Pipeline diagram for our Mem/Ex hazard that requires stalling

A hazard unit in the ID stage is able to do this:

if (decode.rs[1/2]_id == idex.rd_id) and 
  (decode.alu[1/2]_sel == reg) and
  (idex.rd_id != 0) and
  (idex.mem_op == [load operation]):
    stall

The (decode.alu[1/2]_sel == reg) condition checks to see that the source register in question is actually being used – since those bits are passed around regardless of the type of instruction, sometimes they may be part of an immediate field and still match rd, and we do not want to stall in that case. We did not need this clause in the forwarding unit, because the alu[1/2] selection multiplexers came after the forwarding multiplexers and took care of routing the correct data for us.

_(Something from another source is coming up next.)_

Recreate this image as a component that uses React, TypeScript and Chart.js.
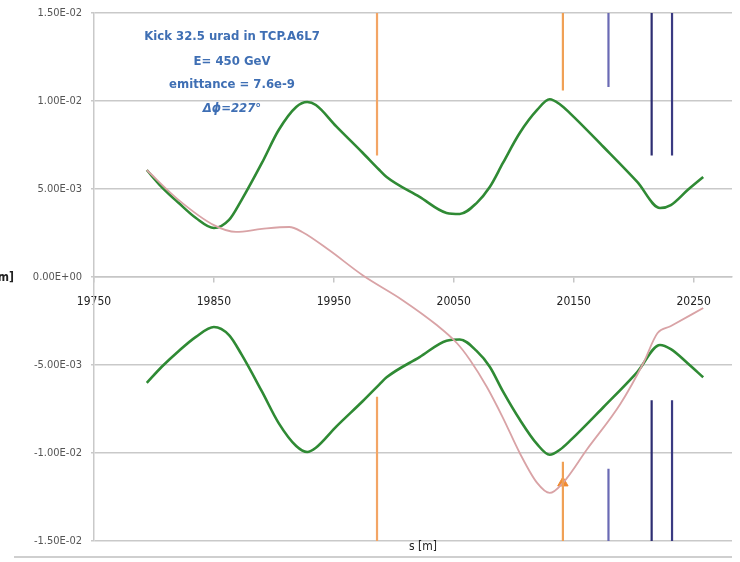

How do we implement the stall? Since the hazard unit is in the ID stage, we need to insert an instruction coming out of the ID stage that does nothing. Hence, we clear the ID/Ex pipeline register when we detect this hazard. We also can’t lose track of the instruction we are stalling, so we disable the IF/ID pipeline register and the PC register, so that they hold on to their values for one more clock cycle.

We also incorporate the flushing logic from step 2 into our hazard unit. Not only does this put all the pipeline stall/flush logic in one place, it allows us to handle a subtle but important interplay between data and control hazards. When a jump or branch happens, we shouldn’t drive the if_enable signal low, even if a data hazard is being detected in the ID stage, because the fetch stage will have the correct logic to fetch the instruction when the branch/jump reaches the mem stage.

step4

The inputs to the hazard unit are on the right, and the outputs (if_enable, which enables the PC register and IF/ID pipeline register; and idex_clear, which clears the ID/EX register) are signals on the left. Normal (non-hazard) operation is when if_enable is high (green) and idex_clear is low (red).

Now our CPU works correctly and performs fairly well! While this is the design discussed in P&H, we didn’t have to split up our computation into five stages – your homework will explore a design with four stages and with six stages.